Was man von hier aus zugeben kann

„Was man von hier aus sehen kann“ von Mariana Leky ist keine Biographie, auch kein biographischer Roman, es wird darin überhaupt nicht nur von einem Menschen erzählt. Neu ist das Buch auch nicht, und trotzdem empfehle ich es hier, empfehle es wärmstens – ich hab es halt auch erst jetzt gelesen. Mit Begeisterung. Und lege es nun deshalb sowieso allen ans Herz, insbesondere aber auch allen, die grade ihre Lebensgeschichte aufschreiben, weil darin kleine psychische Auffälligkeiten, Ängste und Verschrobenheiten, über die wir ja alle verfügen und die im Buch fast alle Beteiligten quälen, unglaublich charmant beschrieben werden. Und weil man dann, wenn man das liest, die Scheu verliert, auch selbst davon zu berichten: dass man damals leider, als man den x traf, viel zu schüchtern war, um dem x normal zu begegnen und dass daran, von der Schüchternheit dem x gegenüber zu berichten, erst recht nicht zu denken war – dabei wäre genau das u.U. die Rettung aus dem ganzen Schlamassel gewesen.

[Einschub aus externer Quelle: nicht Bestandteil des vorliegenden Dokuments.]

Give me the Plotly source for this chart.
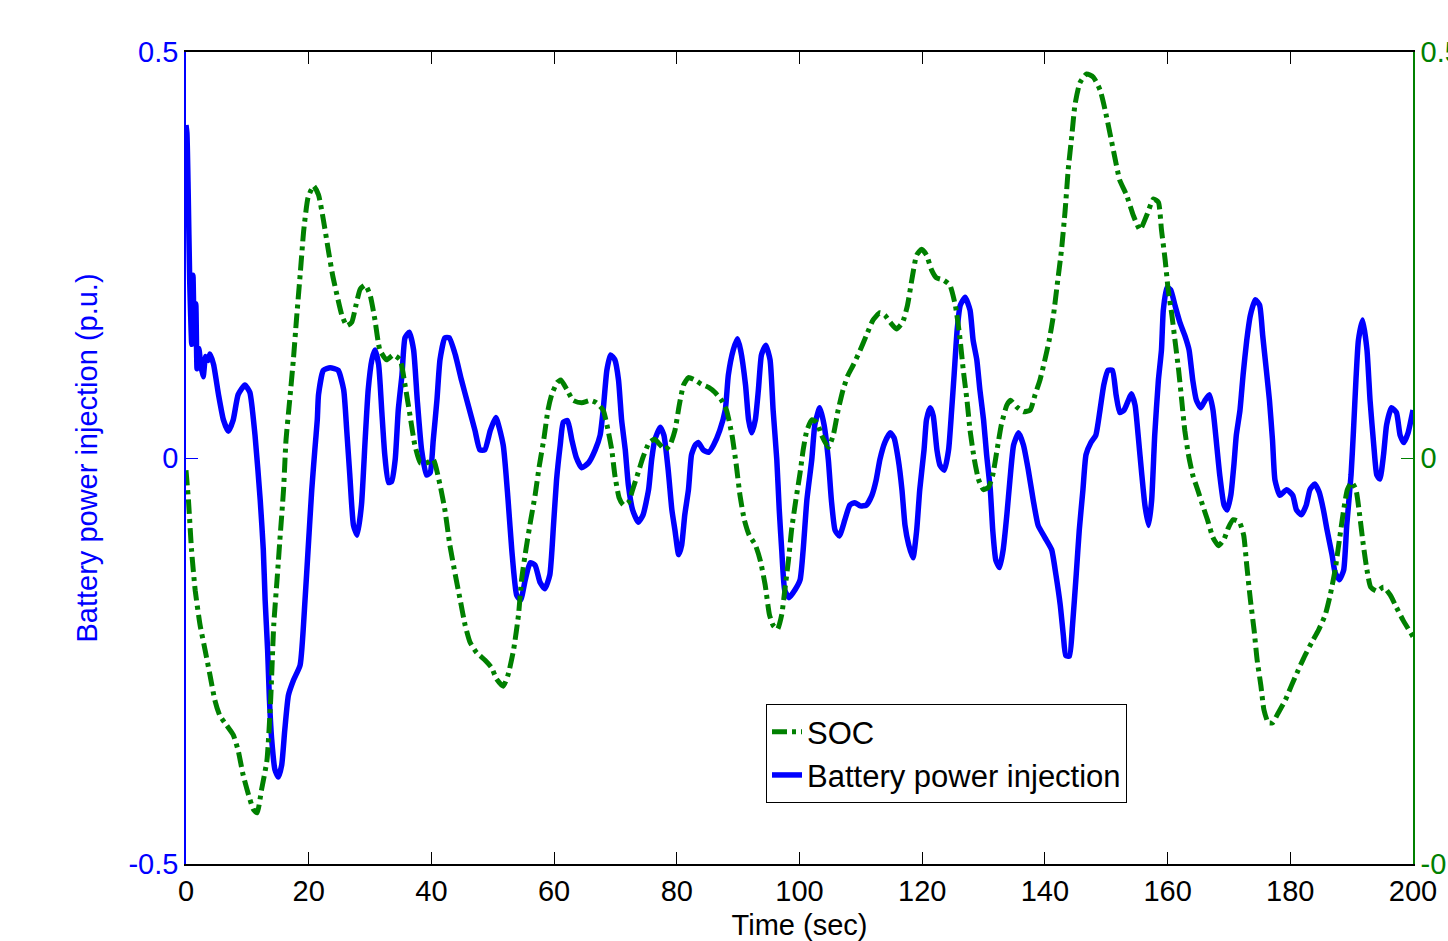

Leky erzählt in ihrem schönen Roman von Selma, einer netten Großmutter, die weiß, was ihre Enkelin braucht, und Luise, dieser Enkelin, die zu schätzen weiß, was die Großmutter für sie ist, denn: Mama und Papa sind nicht greifbar, da entweder geistig nicht anwesend oder sowieso auf Reisen. Luise hat als Kind einen allerallerbesten Freund. Selma hat die seltsame Gabe, dass, ehe jemand stirbt im Dorf, sie von einem Okapi träumt. Mehr wird vom ersten Teil nicht verraten. Im zweiten Teil trifft Luise Frederik, der Buddhist ist und leider in Japan wohnt, mehr wird auch hierzu nicht verraten. Einen dritten Teil gibt es auch, zu dem wird gar nichts verraten.

Und außer Selma leiden alle an irgendwelchen psychischen Macken. Den Optiker, einen supernetten Mann, der Selma liebt, quälen innere Stimmen, die ihn beständig „anrempeln“, andere Dorfbewohner haben einen „Aufhocker“, der ihnen im Nacken sitzt und ihnen mit seiner Bösartigkeit die Luft abdreht, und die arme Luise, als sie den Frederik aus Japan trifft, bekommt auf der Stelle eine „Verstockung“. „Du bist ganz verschwommen“, sagt Frederik zu ihr, weil, siehe oben, wer eine Verstockung hat, sich natürlich auch nicht zeigen kann, nicht in Worten und auch nicht richtig in echt, im Bild.

Das Buch ist eine Ermunterung, endlich auch mal davon zu reden, was uns wirklich zu schaffen macht – denn alles andere ist eigentlich sinnlos. Weil x irgendwann die Lust verlieren wird, zu überlegen, was denn mit einem nur los sein kann. Und weil eben, alter Indianer-Trick, eine Verstockung möglicherweise verschwindet, wenn man sie anspricht.

Lekys Roman ist überdies sehr witzig – und sprachlich absolut souverän. Schön zu lesen.